Babies born preterm may be better at making the link between language and cognition in their early life than full-term babies due to an extra month of postnatal experience listening to language, find researchers.
A study showed that preterm infants developed a robust early link between language and cognition, revealing that this vulnerable population begins life with a strong foundation for linking language and meaning.
‘Preterm infants developed a robust early link between language and cognition, revealing that this vulnerable population begins life with a strong foundation for linking language and meaning.’
This study helps to understand the roles of infants' early experience and maturational status in establishing this critical language-cognition link, said Sandra Waxman from the Northwestern University in Illinois, US.
The team compared healthy preterm and full-term infants at the same maturational age or age since conception to identify the developmental timing of their link between language and object categorisation.
The results revealed that the preterm infants also have an opportunity to acquire an extra month of postnatal experience listening to language, as compared with their full-term counterparts.
Pediatric evidence reveals that although healthy preterm infants reach some developmental milestones on the same maturational timetable as their full-term peers, they nevertheless tend to encounter obstacles in language, cognitive and attentional processing capacities.

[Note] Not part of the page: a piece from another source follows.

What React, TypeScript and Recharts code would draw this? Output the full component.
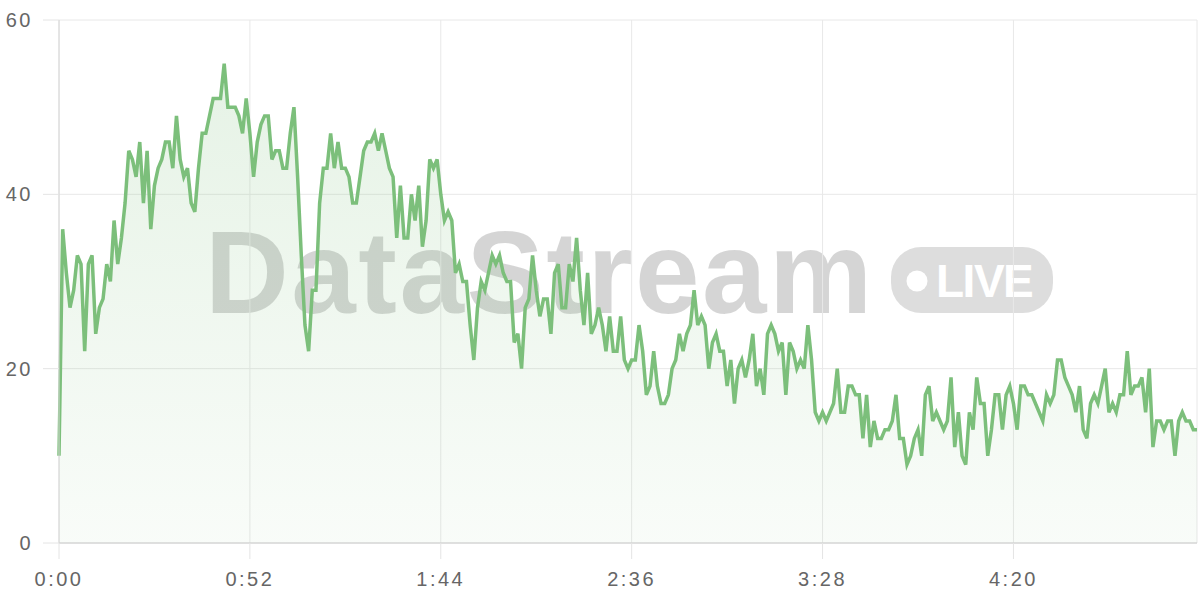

This is evident in their use of early intervention services from infancy through school age, the researchers said.
"However, the study provides assurance that whatever obstacles preterm infants face in later language and cognitive development, these are unlikely to reflect difficulties in establishing the foundational link between language and core cognitive processes," explained Danielle Perszyk from the Northwestern University.
The study was published online in the journal Developmental Science.